Why not just acknowledge the Jewish newspaper report, and move on? Instead, oy vey, what a mess: Allen’s defensive denial promptly gave his opponent, Jim Webb, and a number of Jewish leaders, the opening to raise questions about whether Allen was embarrassed about his heritage. Some liberal bloggers even asked whether Allen had something against the Jews.
Still playing defense, Allen had to put out a statement declaring that he is indeed proud of the heritage that he denied during the debate (“I embrace and take great pride in every aspect of my diverse heritage, including my Lumbroso family line's Jewish heritage, which I learned about from a recent magazine article and my mother confirmed”). And shortly afterward, to show that he really embraced the heritage he had denied, he charged that his critics were behaving like anti-Semites. At this rate, he’ll be showing up in shul this weekend for Rosh Hashanah.

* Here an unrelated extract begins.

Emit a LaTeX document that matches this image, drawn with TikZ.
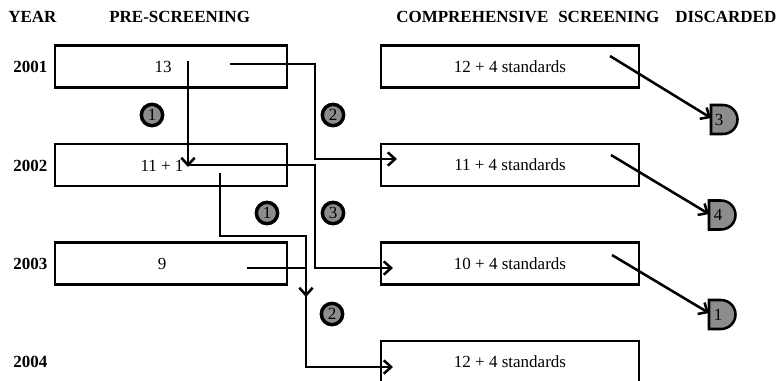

But it should be noted that politicians can be weird about issues of ethnicity and religion. My favorite case in point: John Kerry.
For years he intimated, to his heavily Irish-American Massachusetts electorate, that he was Irish. Consider these Kerry remarks, which appeared in the Congressional Record on March 18, 1986: "For those of us who are fortunate to share an Irish ancestory, we take great pride in the contributions that Irish-Americans, from the time of the Revolutionary War to the present, have made to building a strong and vibrant nation.”
Well, the fact is that Kerry isn’t Irish at all. (He does have Jewish ancestors.) When he was busted for those Congressional Record remarks, his office performed the usual damage control ritual, by blaming the whole incident on a staffer.
So which is worse: a politician (Allen) who denies who he is, or a politician (Kerry) who paints himself as someone he isn’t?